Rico, rico






Como buen español y nacido en el norte me gusta la buena comida. La de toda la vida, cocinada al estilo de nuestras madres y con las mejores materias primas. Entre la gente de mi generación, de mi ciudad y de mi ambiente más cercano, cuento con amigos y familiares que se subieron al carro de la restauración en los años ochenta y hoy son cocineros de primer nivel, probablemente poco conocidos a nivel nacional, pero con sus pinitos locales y con la frescura que da el buscar cada día el mejor producto para sorprender a sus clientes. No tienen el protagonismo mediático que alcanzan mis vecinos de las Vascongadas, pero se visten todos los días comenzando por los pies y tienen dificultades para llegar a fin de mes. Exactamente lo mismo que cualquiera de los ciudadanos de este país.

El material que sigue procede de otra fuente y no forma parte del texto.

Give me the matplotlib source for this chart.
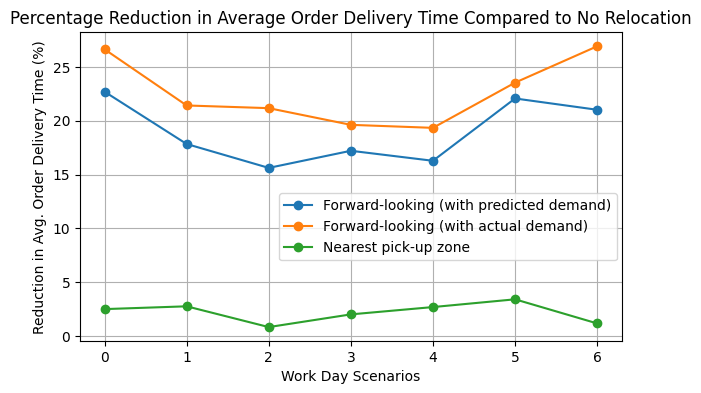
import matplotlib
matplotlib.use("Agg")
import matplotlib.pyplot as plt

scenarios = [0, 1, 2, 3, 4, 5, 6]
predicted = [22.71, 17.85, 15.63, 17.22, 16.29, 22.08, 21.03]
actual = [26.65, 21.43, 21.18, 19.63, 19.35, 23.55, 26.93]
nearest = [2.51, 2.77, 0.84, 2.02, 2.70, 3.42, 1.18]

fig, ax = plt.subplots(figsize=(7.01, 3.93), dpi=100)
ax.plot(scenarios, predicted, marker='o', label='Forward-looking (with predicted demand)')
ax.plot(scenarios, actual, marker='o', label='Forward-looking (with actual demand)')
ax.plot(scenarios, nearest, marker='o', label='Nearest pick-up zone')
ax.set_title('Percentage Reduction in Average Order Delivery Time Compared to No Relocation')
ax.set_xlabel('Work Day Scenarios')
ax.set_ylabel('Reduction in Avg. Order Delivery Time (%)')
ax.grid(True)
ax.legend(loc='lower right', bbox_to_anchor=(1.004, 0.239))
fig.subplots_adjust(left=0.114, right=0.887, top=0.918, bottom=0.132)
fig.savefig('out.png', dpi=100)
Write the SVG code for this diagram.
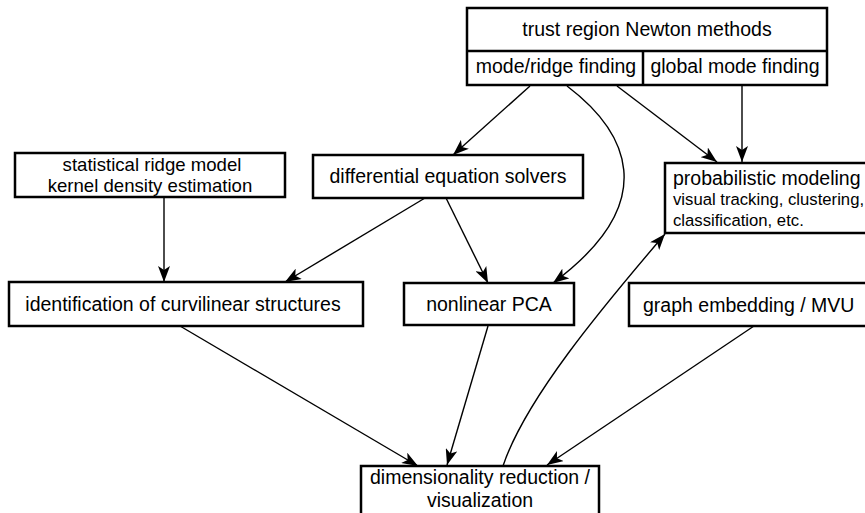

Claro que no todos. Existe una casta privilegiada que le saca una pasta a las televisiones, que ya no atienden sus negocios y se permiten insultar a medio país vinculándolo a épocas pasadas, con un sentido del humor vasto, zafio y con reminiscencias de otra época. Me refiero, ya adivinarán ustedes, al valiente Arguiñano que anteayer, en un programa de difusión nacional y en horario de máxima audiencia, vinculó a la mayor parte de los aficionados al fútbol de este país con el régimen franquista. Él, precisamente él, valiente donde los haya, que durante años ha estado financiando con sus negocios actividades cuanto menos dudosas según los jueces. Es posible que su sueño fuera jugar en Bilbao la final de otra Copa: la del Gudari, por ejemplo. Lo lamentable es que, en un desconocimiento absoluto de la historia y de la vinculación del Atleti con la copa que critica, no he oído hasta ahora la menor réplica a sus payasadas. Es más, lo único que he visto es como se le reían las gracias en un ejercicio de olvido absoluto de su trayectoria. Rico, rico, él y sólo él. Hasta el punto de compartir su riqueza con quienes han teñido de sangre este país los últimos cincuenta años.